That is why the Santorum authoritarians and collectivists do not believe in the rule of law, in which The Law is there to protect the individual, one’s person and property from the aggression of others. In contrast, Santorum wants to use the armed apparatus of “law enforcement” to impose his way of life onto others, i.e. to commit acts of aggression against others’ persons and property, the opposite of protecting others from aggression.

And then there is the idea of authority. Santorum collectivists and statists are authoritarians. They do not believe in the right of an individual to have authority over one’s own life. The authoritarians believe in a paternalistic authoritarian government. (Another aspect of the Nanny State War on Drugs.) The Santorum collectivists seem to say they believe in God, but really, quite frankly, their god is government, the State. Or perhaps a merger of God and State. Now, I am an individualist who believes in individual freedom, but I don’t exactly “worship” myself as the conservatives tend to accuse individualists of doing. I merely have a sense of self-respect. I do believe in God or Superior Intelligent Being who created human life and everything else around here. In fact, as long as I’m going back to past posts, here is something I said about that back in 2009:

Recently, there have been criticisms by people in the news media of conservatives’ “listening tour,” with the pundits bringing up the old creation vs. evolution debate. They are constantly labeling those who believe in God or a creator as knuckle-dragging, flat-Earth-thinking Neanderthals. Most people who believe that we were created by a superior being or beings also believe that we were products of evolution from earlier life forms, and gradually over a period of centuries, millennia, etc. It’s just as each individual evolves from conception to birth to adulthood to death.

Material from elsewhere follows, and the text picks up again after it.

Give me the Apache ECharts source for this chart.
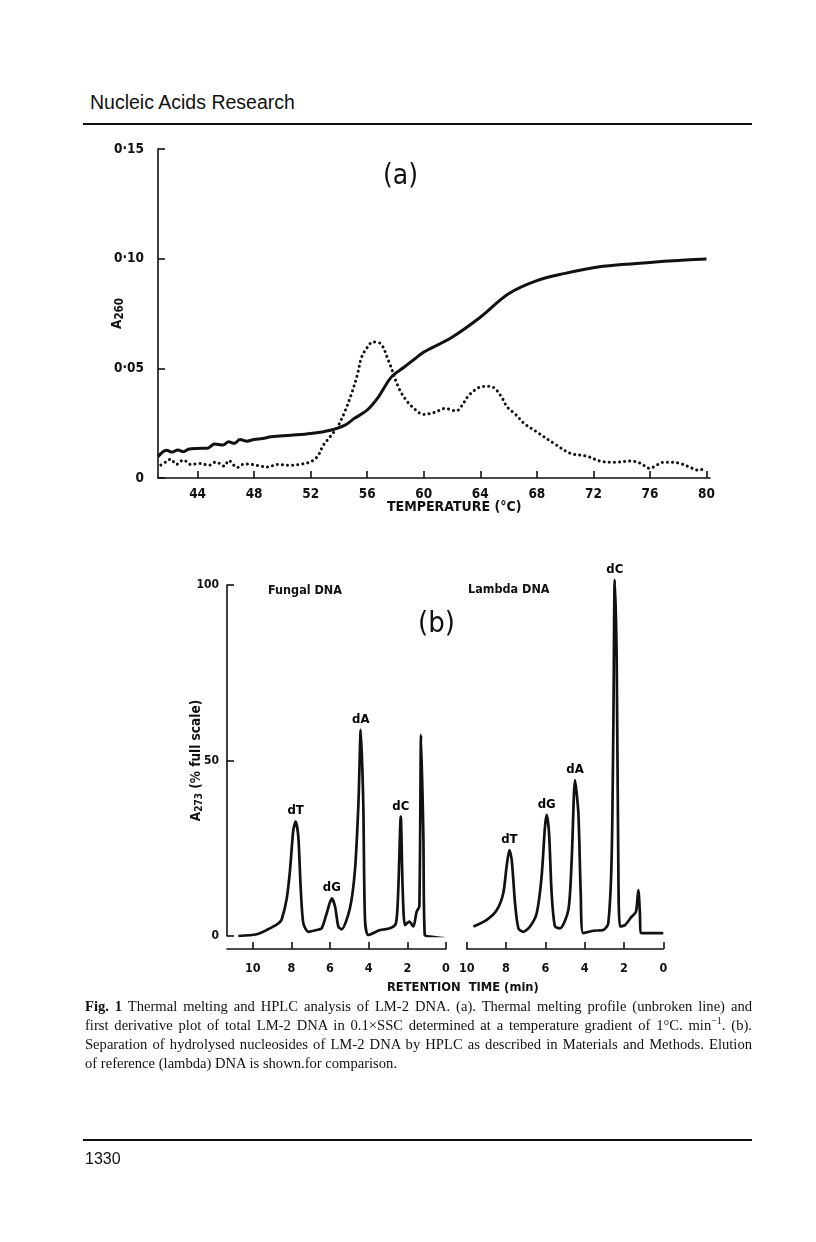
<!DOCTYPE html>
<html>
<head>
<meta charset="utf-8">
<script src="https://cdn.jsdelivr.net/npm/echarts@6/dist/echarts.min.js"></script>
<style>
  html, body { margin: 0; padding: 0; background: #fff; }
  #page { position: relative; width: 816px; height: 1242px; overflow: hidden; }
  #chart { position: absolute; left: 0; top: 0; width: 816px; height: 1242px; }
  .hdr { position: absolute; left: 90px; top: 91px; font-family: 'Liberation Sans', Arial, sans-serif; font-size: 19.5px; color: #111; }
  .rule { position: absolute; left: 83px; width: 669px; height: 2px; background: #111; }
  .cap { position: absolute; left: 85px; top: 997px; width: 667px; font-family: 'Liberation Serif', 'Times New Roman', serif; font-size: 14.6px; color: #111; line-height: 19px; }
  .cap div { text-align: justify; text-align-last: justify; white-space: nowrap; }
  .cap div.last { text-align-last: left; }
  .pg { position: absolute; left: 85px; top: 1150px; font-family: 'Liberation Sans', Arial, sans-serif; font-size: 16px; color: #111; }
</style>
</head>
<body>
<div id="page">
  <div class="hdr">Nucleic Acids Research</div>
  <div class="rule" style="top:123px"></div>
  <div id="chart"></div>
  <div class="cap">
    <div><b>Fig. 1</b> Thermal melting and HPLC analysis of LM-2 DNA. (a). Thermal melting profile (unbroken line) and</div>
    <div>first derivative plot of total LM-2 DNA in 0.1×SSC determined at a temperature gradient of 1°C. min<sup style="font-size:10px;line-height:0">−1</sup>. (b).</div>
    <div>Separation of hydrolysed nucleosides of LM-2 DNA by HPLC as described in Materials and Methods. Elution</div>
    <div class="last">of reference (lambda) DNA is shown.for comparison.</div>
  </div>
  <div class="rule" style="top:1139px"></div>
  <div class="pg">1330</div>
</div>
<script>
// ---------- Panel (a): thermal melting ----------
var meltTemp = [41.2, 41.8, 42.2, 42.6, 43.0, 43.4, 44.0, 44.7, 45.2, 45.8, 46.2, 46.6, 47.0, 47.5, 48.0, 48.6, 49.2, 50.6, 52.0, 53.4, 54.4, 55.1, 56.0, 56.8, 57.7, 58.6, 59.4, 60.0, 62.0, 64.0, 66.0, 68.0, 70.0, 72.0, 74.0, 76.0, 78.0, 80.0];
var meltA260 = [0.0097, 0.0127, 0.0118, 0.0128, 0.0120, 0.0132, 0.0135, 0.0136, 0.0155, 0.0150, 0.0165, 0.0158, 0.0175, 0.0168, 0.0176, 0.0180, 0.0188, 0.0195, 0.0203, 0.0218, 0.0240, 0.0272, 0.0310, 0.0370, 0.0460, 0.0505, 0.0545, 0.0574, 0.0642, 0.0733, 0.0840, 0.0900, 0.0933, 0.0959, 0.0973, 0.0983, 0.0992, 0.0999];

var derivTemp = [41.4, 41.8, 42.1, 42.5, 43.0, 43.5, 44.2, 44.8, 45.3, 45.9, 46.2, 46.8, 47.3, 47.8, 48.4, 49.0, 49.6, 50.4, 51.2, 52.0, 52.5, 52.9, 53.4, 53.9, 54.4, 54.9, 55.3, 55.6, 56.0, 56.4, 56.9, 57.5, 58.2, 58.7, 59.2, 60.0, 60.8, 61.5, 62.3, 62.7, 63.1, 63.6, 64.0, 64.6, 65.0, 65.5, 65.9, 66.5, 67.1, 68.0, 69.2, 70.4, 71.5, 72.7, 73.5, 74.6, 75.3, 76.0, 76.5, 77.0, 77.6, 78.2, 78.8, 79.4, 80.0];
var derivA260 = [0.0059, 0.0075, 0.0086, 0.0062, 0.0082, 0.0062, 0.0066, 0.0058, 0.0073, 0.0054, 0.0080, 0.0048, 0.0064, 0.0062, 0.0055, 0.0050, 0.0062, 0.0058, 0.0062, 0.0074, 0.0100, 0.0150, 0.0190, 0.0233, 0.0300, 0.0386, 0.0470, 0.0550, 0.0595, 0.0620, 0.0615, 0.0536, 0.0415, 0.0360, 0.0324, 0.0290, 0.0300, 0.0317, 0.0306, 0.0330, 0.0370, 0.0400, 0.0415, 0.0418, 0.0410, 0.0370, 0.0324, 0.0290, 0.0249, 0.0210, 0.0158, 0.0112, 0.0100, 0.0074, 0.0072, 0.0077, 0.0068, 0.0044, 0.0060, 0.0072, 0.0072, 0.0065, 0.0050, 0.0036, 0.0045];

var tempTicks = [44, 48, 52, 56, 60, 64, 68, 72, 76, 80];

// ---------- Panel (b): HPLC ----------
var fungalTime = [10.74, 9.79, 9.28, 8.67, 8.5, 8.24, 8.07, 7.9, 7.78, 7.64, 7.52, 7.38, 7.12, 6.69, 6.43, 6.17, 5.91, 5.74, 5.57, 5.4, 4.97, 4.71, 4.53, 4.41, 4.28, 4.19, 4.02, 3.41, 2.9, 2.59, 2.47, 2.34, 2.24, 2.12, 1.9, 1.69, 1.52, 1.38, 1.29, 1.17, 1.10, 0.83, 0.05];
var fungalA273 = [0, 0.5, 1.7, 3.6, 4.7, 10.7, 18.8, 30.2, 32.6, 28.3, 14, 3.6, 1.2, 1.7, 2.2, 6.5, 10.7, 8.4, 2.7, 1.9, 7.9, 18.8, 37.8, 58.7, 37.8, 4.6, 0.3, 1.7, 2.2, 3.6, 13.1, 34, 13, 3.1, 4.1, 2.7, 6.9, 8.4, 57.3, 28.3, 0.3, -0.2, -0.7];

var lambdaTime = [9.66, 8.98, 8.47, 8.14, 7.97, 7.83, 7.71, 7.54, 7.37, 7.12, 6.78, 6.44, 6.19, 6.02, 5.93, 5.81, 5.68, 5.51, 5.25, 4.83, 4.66, 4.49, 4.32, 4.2, 4.07, 3.56, 3.05, 2.8, 2.63, 2.54, 2.47, 2.37, 2.29, 2.2, 1.95, 1.61, 1.39, 1.27, 1.19, 1.14, 0.68, 0];
var lambdaA273 = [2.7, 4.6, 7.4, 12.2, 19.8, 24.5, 21.7, 9.3, 2.2, 1.2, 2.7, 6.5, 16.9, 31.1, 34.5, 29.2, 12.2, 2.7, 2.2, 7.4, 21.7, 44.4, 35, 12.2, 0.8, 1.5, 1.7, 3.6, 21.7, 59.6, 101.5, 78.4, 21.7, 2.7, 3.1, 5.5, 6.9, 13.1, 6.5, 0.9, 0.8, 0.8];

var fungalPeakNames = ['dT', 'dG', 'dA', 'dC'];
var fungalPeakTime = [7.78, 5.91, 4.41, 2.34];
var fungalPeakA273 = [32.6, 10.7, 58.7, 34];
var lambdaPeakNames = ['dT', 'dG', 'dA', 'dC'];
var lambdaPeakTime = [7.83, 5.93, 4.49, 2.47];
var lambdaPeakA273 = [24.5, 34.5, 44.4, 101.5];

var timeTicks = [0, 2, 4, 6, 8, 10];

function zip(a, b) { return a.map(function (v, i) { return [v, b[i]]; }); }
function zip3(a, b, n) { return a.map(function (v, i) { return { value: [v, b[i]], name: n[i] }; }); }

var FONT = "'DejaVu Sans Condensed', 'DejaVu Sans', sans-serif";
var INK = '#111';

function axisCommon(extra) {
  var base = {
    type: 'value',
    splitLine: { show: false },
    axisLine: { show: true, onZero: false, lineStyle: { color: INK, width: 1.6 } },
    axisTick: { show: true, inside: true, length: 7, lineStyle: { color: INK, width: 1.6 } },
    axisLabel: { color: INK, fontFamily: FONT, fontWeight: 'bold', fontSize: 12.5 }
  };
  for (var k in extra) {
    if (typeof extra[k] === 'object' && base[k] && !Array.isArray(extra[k])) {
      base[k] = Object.assign({}, base[k], extra[k]);
    } else base[k] = extra[k];
  }
  return base;
}

var chart = echarts.init(document.getElementById('chart'), null, { renderer: 'canvas' });

var labelStyle = { show: true, position: 'top', distance: 4, color: '#000', opacity: 1, fontFamily: FONT, fontWeight: 'bold', fontSize: 13, formatter: '{b}' };

chart.setOption({
  animation: false,
  backgroundColor: 'transparent',
  grid: [
    { left: 158, top: 149, width: 552, height: 329 },
    { left: 227, top: 585, width: 219, height: 351 },
    { left: 466.7, top: 585, width: 196.6, height: 351 }
  ],
  xAxis: [
    axisCommon({
      gridIndex: 0, min: 41.2, max: 80.25,
      axisTick: { customValues: tempTicks },
      axisLabel: { customValues: tempTicks, margin: 9, fontSize: 13.5 }
    }),
    axisCommon({
      gridIndex: 1, min: 0, max: 11.33, inverse: true, offset: 13,
      axisTick: { customValues: timeTicks },
      axisLabel: { customValues: timeTicks, margin: 13 }
    }),
    axisCommon({
      gridIndex: 2, min: 0, max: 10, inverse: true, offset: 13,
      axisTick: { customValues: timeTicks },
      axisLabel: { customValues: timeTicks, margin: 13 }
    })
  ],
  yAxis: [
    axisCommon({
      gridIndex: 0, min: 0, max: 0.15, interval: 0.05,
      axisLabel: { margin: 14, fontSize: 13.5, formatter: function (v) { return v === 0 ? '0' : v.toFixed(2).replace('.', '·'); } },
      name: '{a|A}{s|260}', nameLocation: 'middle', nameGap: 32, nameRotate: 90, nameMoveOverlap: false,
      nameTextStyle: { rich: { a: { fontFamily: FONT, fontWeight: 'bold', fontSize: 13.5, color: INK }, s: { fontFamily: FONT, fontWeight: 'bold', fontSize: 11.5, color: INK, padding: [5, 0, 0, 0] } } }
    }),
    axisCommon({
      gridIndex: 1, min: 0, max: 100, interval: 50,
      axisLabel: { margin: 8, fontSize: 12 },
      name: '{a|A}{s|273}{a| (% full scale)}', nameLocation: 'middle', nameGap: 23, nameRotate: 90, nameMoveOverlap: false,
      nameTextStyle: { rich: { a: { fontFamily: FONT, fontWeight: 'bold', fontSize: 13.5, color: INK }, s: { fontFamily: FONT, fontWeight: 'bold', fontSize: 10, color: INK, padding: [6, 0, 0, 0] } } }
    }),
    { type: 'value', gridIndex: 2, min: 0, max: 100, show: false }
  ],
  series: [
    {
      name: 'Melting profile', type: 'line', xAxisIndex: 0, yAxisIndex: 0,
      data: zip(meltTemp, meltA260), showSymbol: false, smooth: 0.35,
      lineStyle: { color: INK, width: 3 }
    },
    {
      name: 'First derivative', type: 'line', xAxisIndex: 0, yAxisIndex: 0,
      data: zip(derivTemp, derivA260), showSymbol: false, smooth: 0.35,
      lineStyle: { color: INK, width: 3, type: [0.1, 5], cap: 'round' }
    },
    {
      name: 'Fungal DNA', type: 'line', xAxisIndex: 1, yAxisIndex: 1,
      data: zip(fungalTime, fungalA273), showSymbol: false, smooth: 0.25,
      lineStyle: { color: INK, width: 2.7 }
    },
    {
      name: 'Lambda DNA', type: 'line', xAxisIndex: 2, yAxisIndex: 2, clip: false,
      data: zip(lambdaTime, lambdaA273), showSymbol: false, smooth: 0.25,
      lineStyle: { color: INK, width: 2.7 }
    },
    {
      type: 'scatter', xAxisIndex: 1, yAxisIndex: 1, symbolSize: 0, silent: true,
      itemStyle: { opacity: 1 },
      data: zip3(fungalPeakTime, fungalPeakA273, fungalPeakNames), label: labelStyle
    },
    {
      type: 'scatter', xAxisIndex: 2, yAxisIndex: 2, symbolSize: 0, silent: true, clip: false,
      itemStyle: { opacity: 1 },
      data: zip3(lambdaPeakTime, lambdaPeakA273, lambdaPeakNames), label: labelStyle
    }
  ],
  graphic: [
    { type: 'text', left: 383, top: 163, style: { text: '(a)', font: '28px "DejaVu Sans Condensed", sans-serif', fill: INK } },
    { type: 'text', left: 387, top: 500, style: { text: 'TEMPERATURE (°C)', font: 'bold 14px "DejaVu Sans Condensed", sans-serif', fill: INK } },
    { type: 'text', left: 418, top: 610, style: { text: '(b)', font: '29px "DejaVu Sans Condensed", sans-serif', fill: INK } },
    { type: 'text', left: 268, top: 584, style: { text: 'Fungal DNA', font: 'bold 12.5px "DejaVu Sans Condensed", sans-serif', fill: INK } },
    { type: 'text', left: 468, top: 583, style: { text: 'Lambda DNA', font: 'bold 12.5px "DejaVu Sans Condensed", sans-serif', fill: INK } },
    { type: 'text', left: 387, top: 981, style: { text: 'RETENTION  TIME (min)', font: 'bold 12.8px "DejaVu Sans Condensed", sans-serif', fill: INK } }
  ]
});
</script>
</body>
</html>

One may ask the critics of creationism how exactly humans formed, with the heart the way that works and the brain and how it functions, and so on. Is their answer that it all came about by total randomness, with particles and matter and chemicals coming together and developing the means of life on their own? What are the chances of our heart and entire circulatory system being the results of spontaneous events and randomness? Just look at how every part of us works, and how everything functions, and all working together. Look at the eyes and how complex the optic nerve is, communicating visual messages to the brain. It’s all coincidental?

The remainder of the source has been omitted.